Sometimes I think just taking them out behind the barn (figuratively) is the only way.
Robert Drescher says
Hi Bill
All the problems actually predate even 1947 and go back to the turn of the century, when some poor business people successfully changed the handling of period based overhead costs and had them instead buried into inventory. Before that time period overhead like executive salaries had to be written off in the year they occurred.
They were also never attached to the cost of goods sold, as they are today. Standard costing is nothing more than a smoke screen for bad business practise. It is amazing that through multiple economic declines that provided how poorly stated inventories really are we still use an outdated accounting system to run our businesses.
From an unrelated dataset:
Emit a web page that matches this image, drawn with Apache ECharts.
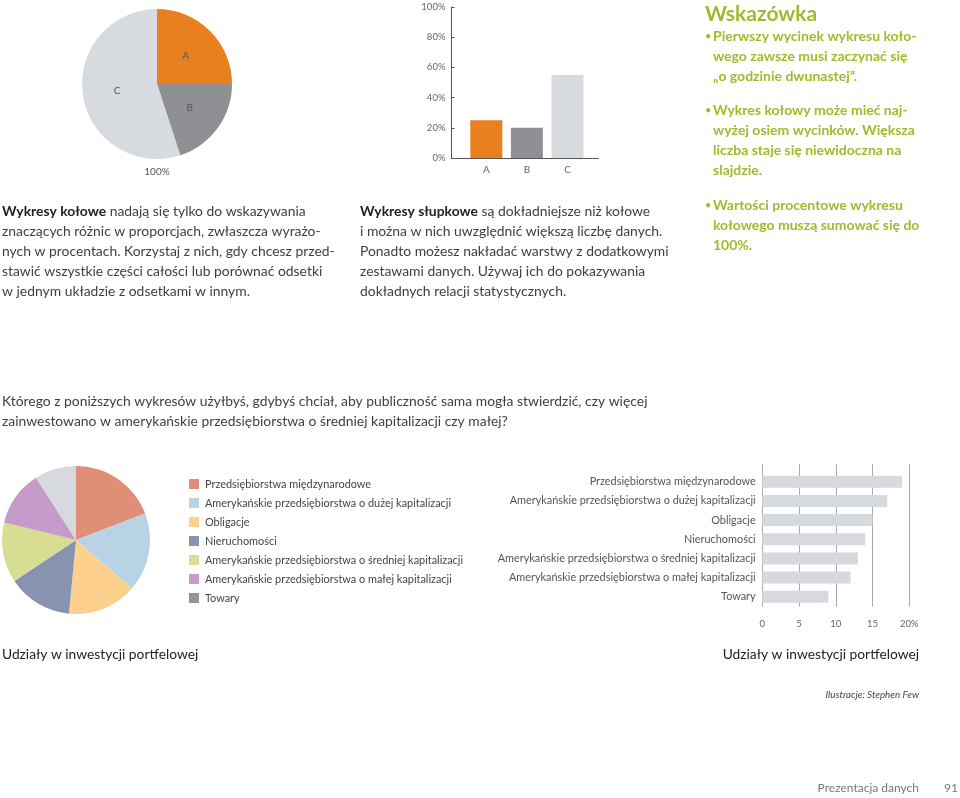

In the past I never trusted in any standard costing formulas, because every time we actually figured out the true cost of anything we did, we found the standard cost system was totally wrong. It doesn’t matter if it was low or high both are equally bad. In fact if we would have used it we would have been broke more than once. I’ll bet that most outsourcing decisions that have helped gut our manufacturing base are based in large part to poorly thought-out costing based purely on standard cost allocations.
Despite having a degree that is based on accounting, never actually practised as an accountant. Instead I entered into management, luckily I worked with people that understood that financially accounting data is out of date (it only shows the past and then with too many assumptions) and to slow to run a business on. We always looked to non-financial data that showed us what was happening in real-time. Knowing what is going on and being able to react before you can close your books is critical to survival and growth.
As to there being no accountants that understand the difference, it is not quite true. I have met some true management accountants that couldn’t care less about financial statements; instead they care about actual production, performance and activity numbers that tell them the true state of the business. But this breed of accountant is trained internally in a business, and they all work for those rare businesses that keep their staff. So all that those companies too lazy to train people get are public accountants (financial and tax accountants) that failed to make the grade to become partners at their public accounting firm. It is this type of an accountant that master mind all those fraud cases like Enron, since all they actually know is how audits and taxes are done.
Take a hard look at how accounting firms are run and you will see some of the most poorly managed businesses on earth, but for legal reasons their incomes are protected (securities and tax laws). Those laws and the lack of enough competition are what allow them to charge fees high enough to stay in business.
The reality is that executives can stop depending of the wrong type of accountant, they just have to have the guts to hire and train people to do real management accounting. I doubt that it will happen anytime soon as they wouldn’t like what true management accountants would reveal.